--- EXERCISE DETAILS ---
Find every line with the word "chart". Copy those lines.
····················
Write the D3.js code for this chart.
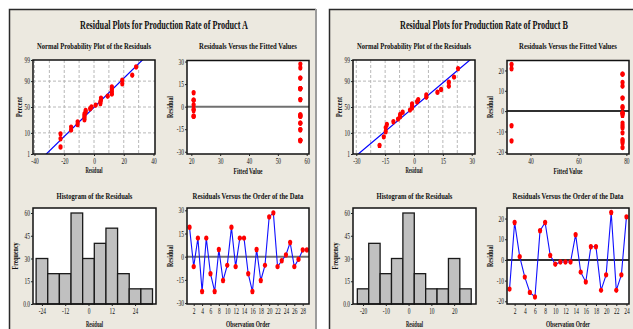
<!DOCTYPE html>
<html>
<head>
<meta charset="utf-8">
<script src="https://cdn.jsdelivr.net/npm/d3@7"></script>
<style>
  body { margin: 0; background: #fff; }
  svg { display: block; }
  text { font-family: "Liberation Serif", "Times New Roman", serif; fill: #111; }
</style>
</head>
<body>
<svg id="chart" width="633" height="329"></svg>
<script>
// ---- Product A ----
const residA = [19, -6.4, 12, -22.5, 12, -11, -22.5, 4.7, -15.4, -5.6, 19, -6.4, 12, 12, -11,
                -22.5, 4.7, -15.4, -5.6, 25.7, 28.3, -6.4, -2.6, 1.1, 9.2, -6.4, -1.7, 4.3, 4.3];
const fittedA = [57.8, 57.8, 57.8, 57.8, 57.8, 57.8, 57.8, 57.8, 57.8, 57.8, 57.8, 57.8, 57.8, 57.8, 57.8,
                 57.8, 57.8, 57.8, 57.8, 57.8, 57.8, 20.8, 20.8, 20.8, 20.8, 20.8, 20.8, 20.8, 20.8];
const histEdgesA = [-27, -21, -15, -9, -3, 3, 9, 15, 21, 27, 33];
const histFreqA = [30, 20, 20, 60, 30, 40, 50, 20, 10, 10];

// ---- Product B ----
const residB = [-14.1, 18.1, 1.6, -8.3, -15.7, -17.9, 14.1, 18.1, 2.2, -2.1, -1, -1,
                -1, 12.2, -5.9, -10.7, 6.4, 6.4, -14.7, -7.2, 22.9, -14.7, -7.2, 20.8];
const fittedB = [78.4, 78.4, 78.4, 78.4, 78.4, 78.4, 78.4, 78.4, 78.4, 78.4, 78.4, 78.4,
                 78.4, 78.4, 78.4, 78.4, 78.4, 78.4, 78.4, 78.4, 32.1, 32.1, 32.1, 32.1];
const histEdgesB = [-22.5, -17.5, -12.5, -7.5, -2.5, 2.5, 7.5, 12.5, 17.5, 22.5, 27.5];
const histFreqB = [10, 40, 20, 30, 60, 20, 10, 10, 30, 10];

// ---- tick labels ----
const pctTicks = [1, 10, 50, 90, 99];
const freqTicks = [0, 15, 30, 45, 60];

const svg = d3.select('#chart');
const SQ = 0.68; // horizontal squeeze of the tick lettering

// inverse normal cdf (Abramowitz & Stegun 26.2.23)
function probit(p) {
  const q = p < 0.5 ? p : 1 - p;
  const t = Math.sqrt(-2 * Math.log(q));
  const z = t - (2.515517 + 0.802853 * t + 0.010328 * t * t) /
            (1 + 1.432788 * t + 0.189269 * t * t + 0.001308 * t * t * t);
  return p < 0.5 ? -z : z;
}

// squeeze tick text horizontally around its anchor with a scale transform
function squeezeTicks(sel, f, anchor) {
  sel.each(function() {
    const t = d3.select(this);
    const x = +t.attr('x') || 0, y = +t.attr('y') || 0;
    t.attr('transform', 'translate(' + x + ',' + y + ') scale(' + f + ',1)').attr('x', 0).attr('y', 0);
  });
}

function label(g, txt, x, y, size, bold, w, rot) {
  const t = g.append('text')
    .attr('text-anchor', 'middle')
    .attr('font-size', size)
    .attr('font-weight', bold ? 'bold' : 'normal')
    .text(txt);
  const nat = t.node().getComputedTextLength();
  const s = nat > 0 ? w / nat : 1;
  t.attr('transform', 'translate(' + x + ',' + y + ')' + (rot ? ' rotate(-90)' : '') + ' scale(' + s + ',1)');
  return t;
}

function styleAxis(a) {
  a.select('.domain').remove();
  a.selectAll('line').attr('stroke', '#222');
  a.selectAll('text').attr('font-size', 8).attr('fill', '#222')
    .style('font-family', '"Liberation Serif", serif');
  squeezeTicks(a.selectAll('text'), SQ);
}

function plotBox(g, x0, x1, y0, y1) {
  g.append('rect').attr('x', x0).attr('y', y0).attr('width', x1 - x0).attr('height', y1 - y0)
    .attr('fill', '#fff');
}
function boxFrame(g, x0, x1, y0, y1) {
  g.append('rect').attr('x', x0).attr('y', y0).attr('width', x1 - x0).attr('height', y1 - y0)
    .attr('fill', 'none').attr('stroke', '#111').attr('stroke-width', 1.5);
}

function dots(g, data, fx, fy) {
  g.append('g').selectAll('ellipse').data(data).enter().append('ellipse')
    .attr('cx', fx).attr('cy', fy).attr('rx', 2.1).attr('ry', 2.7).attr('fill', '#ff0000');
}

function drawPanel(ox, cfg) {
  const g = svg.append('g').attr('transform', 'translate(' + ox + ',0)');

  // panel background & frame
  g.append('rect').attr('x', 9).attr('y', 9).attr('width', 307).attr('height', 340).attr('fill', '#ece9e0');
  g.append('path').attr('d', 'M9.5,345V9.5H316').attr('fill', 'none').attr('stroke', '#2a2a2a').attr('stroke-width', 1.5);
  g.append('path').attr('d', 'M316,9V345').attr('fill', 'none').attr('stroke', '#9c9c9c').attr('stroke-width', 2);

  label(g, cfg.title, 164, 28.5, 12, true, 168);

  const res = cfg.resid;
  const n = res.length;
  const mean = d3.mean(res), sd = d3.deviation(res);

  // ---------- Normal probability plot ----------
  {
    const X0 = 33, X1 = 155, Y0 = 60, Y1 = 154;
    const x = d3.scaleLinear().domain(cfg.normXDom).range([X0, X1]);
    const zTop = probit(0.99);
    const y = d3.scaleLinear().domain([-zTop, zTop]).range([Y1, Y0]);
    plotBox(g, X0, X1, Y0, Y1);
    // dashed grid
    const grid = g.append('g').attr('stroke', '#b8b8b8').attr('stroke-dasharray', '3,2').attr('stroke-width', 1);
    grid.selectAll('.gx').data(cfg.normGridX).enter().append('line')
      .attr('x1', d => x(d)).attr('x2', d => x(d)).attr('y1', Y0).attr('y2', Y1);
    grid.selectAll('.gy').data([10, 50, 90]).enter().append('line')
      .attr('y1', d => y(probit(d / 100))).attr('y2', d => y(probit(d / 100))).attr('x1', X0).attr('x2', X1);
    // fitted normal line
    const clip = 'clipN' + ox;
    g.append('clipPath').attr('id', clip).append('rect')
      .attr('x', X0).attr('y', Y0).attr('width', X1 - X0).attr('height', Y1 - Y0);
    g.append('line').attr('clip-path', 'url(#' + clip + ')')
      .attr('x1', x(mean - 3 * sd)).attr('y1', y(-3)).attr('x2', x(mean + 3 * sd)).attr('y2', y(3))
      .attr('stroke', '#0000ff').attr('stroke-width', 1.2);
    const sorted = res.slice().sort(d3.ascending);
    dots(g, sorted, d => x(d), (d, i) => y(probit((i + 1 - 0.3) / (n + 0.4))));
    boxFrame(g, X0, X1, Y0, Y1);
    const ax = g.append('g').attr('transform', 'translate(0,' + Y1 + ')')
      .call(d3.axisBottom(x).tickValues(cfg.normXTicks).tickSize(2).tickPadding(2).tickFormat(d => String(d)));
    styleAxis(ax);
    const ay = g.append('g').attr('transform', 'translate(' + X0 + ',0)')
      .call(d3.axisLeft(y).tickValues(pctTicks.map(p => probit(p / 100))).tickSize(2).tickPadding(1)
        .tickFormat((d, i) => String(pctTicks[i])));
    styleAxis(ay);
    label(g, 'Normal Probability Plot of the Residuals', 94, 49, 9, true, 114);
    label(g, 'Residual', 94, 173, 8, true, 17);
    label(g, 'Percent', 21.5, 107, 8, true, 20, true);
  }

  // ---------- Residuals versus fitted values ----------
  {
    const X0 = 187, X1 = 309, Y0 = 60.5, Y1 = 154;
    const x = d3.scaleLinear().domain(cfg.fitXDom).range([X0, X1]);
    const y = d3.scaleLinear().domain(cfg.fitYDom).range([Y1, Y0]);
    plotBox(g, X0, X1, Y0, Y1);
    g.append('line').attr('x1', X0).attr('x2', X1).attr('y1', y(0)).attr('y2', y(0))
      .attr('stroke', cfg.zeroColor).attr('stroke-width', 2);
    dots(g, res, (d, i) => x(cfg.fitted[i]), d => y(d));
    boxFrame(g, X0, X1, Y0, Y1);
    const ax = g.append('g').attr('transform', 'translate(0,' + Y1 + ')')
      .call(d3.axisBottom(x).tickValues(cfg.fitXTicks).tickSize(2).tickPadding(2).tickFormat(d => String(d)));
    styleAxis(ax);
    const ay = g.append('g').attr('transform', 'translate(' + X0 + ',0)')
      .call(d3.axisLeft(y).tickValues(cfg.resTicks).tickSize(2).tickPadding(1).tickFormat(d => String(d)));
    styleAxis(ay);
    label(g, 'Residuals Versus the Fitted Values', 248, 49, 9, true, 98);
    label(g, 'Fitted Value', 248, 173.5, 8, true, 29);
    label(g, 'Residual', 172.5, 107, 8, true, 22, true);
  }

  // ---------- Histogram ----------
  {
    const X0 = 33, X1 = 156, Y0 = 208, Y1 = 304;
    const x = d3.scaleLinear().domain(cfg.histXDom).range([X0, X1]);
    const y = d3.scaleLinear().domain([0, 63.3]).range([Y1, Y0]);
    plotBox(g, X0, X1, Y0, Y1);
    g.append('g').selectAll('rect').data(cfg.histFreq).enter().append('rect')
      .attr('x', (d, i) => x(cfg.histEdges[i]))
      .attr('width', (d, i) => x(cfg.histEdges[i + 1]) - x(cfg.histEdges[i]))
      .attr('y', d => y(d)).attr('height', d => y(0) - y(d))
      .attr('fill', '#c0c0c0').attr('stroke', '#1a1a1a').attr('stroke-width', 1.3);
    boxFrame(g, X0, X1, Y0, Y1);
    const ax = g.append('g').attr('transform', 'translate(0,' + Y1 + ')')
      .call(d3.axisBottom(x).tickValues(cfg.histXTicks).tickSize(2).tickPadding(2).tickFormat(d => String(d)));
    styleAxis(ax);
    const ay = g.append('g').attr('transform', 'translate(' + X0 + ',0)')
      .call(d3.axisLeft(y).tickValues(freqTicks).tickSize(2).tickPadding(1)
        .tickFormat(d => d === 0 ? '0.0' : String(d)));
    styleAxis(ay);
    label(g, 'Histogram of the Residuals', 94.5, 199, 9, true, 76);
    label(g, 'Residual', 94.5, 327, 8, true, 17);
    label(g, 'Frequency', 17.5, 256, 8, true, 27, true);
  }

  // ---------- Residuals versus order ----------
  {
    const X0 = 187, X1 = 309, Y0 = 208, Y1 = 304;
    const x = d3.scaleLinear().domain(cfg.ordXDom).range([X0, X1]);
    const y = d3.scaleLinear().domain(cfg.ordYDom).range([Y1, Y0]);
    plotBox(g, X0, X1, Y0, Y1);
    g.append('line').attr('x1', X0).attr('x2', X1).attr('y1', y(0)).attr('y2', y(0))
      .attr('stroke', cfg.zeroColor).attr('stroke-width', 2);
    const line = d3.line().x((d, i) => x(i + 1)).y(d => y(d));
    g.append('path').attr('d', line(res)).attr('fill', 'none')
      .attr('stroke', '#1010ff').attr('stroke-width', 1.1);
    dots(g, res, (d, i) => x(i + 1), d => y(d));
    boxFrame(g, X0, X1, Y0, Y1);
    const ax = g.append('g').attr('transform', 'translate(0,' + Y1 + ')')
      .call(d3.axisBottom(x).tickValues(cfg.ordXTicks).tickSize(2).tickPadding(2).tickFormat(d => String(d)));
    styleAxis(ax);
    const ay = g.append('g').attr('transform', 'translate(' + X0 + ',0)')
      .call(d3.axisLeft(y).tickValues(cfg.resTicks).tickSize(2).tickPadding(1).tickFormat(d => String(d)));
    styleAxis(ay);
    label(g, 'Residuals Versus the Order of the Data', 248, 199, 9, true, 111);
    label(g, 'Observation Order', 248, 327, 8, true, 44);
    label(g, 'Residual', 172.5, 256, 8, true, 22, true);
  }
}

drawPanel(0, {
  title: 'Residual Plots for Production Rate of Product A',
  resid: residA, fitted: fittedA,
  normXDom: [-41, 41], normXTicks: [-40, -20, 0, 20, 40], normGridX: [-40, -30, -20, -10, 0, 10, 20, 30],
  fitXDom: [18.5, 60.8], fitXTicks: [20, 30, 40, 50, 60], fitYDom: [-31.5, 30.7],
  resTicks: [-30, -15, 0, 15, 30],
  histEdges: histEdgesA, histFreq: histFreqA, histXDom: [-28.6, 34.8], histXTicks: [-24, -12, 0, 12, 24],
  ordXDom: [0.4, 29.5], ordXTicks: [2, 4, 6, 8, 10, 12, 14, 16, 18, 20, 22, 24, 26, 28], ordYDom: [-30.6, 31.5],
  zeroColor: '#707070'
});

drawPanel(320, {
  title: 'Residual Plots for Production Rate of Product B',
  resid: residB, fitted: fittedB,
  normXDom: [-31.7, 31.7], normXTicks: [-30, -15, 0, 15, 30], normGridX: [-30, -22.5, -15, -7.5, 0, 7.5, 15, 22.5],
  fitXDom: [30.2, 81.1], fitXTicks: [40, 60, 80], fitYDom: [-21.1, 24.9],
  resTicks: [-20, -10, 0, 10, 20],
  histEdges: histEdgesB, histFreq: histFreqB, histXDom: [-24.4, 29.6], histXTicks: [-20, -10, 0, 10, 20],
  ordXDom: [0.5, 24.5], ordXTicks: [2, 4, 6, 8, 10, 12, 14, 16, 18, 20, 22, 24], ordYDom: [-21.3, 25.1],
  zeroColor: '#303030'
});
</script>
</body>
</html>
····················
--- RESULT OF THIS TASK ---
Write the D3.js code for this chart.
<svg id="chart" width="633" height="329"></svg>
const svg = d3.select('#chart');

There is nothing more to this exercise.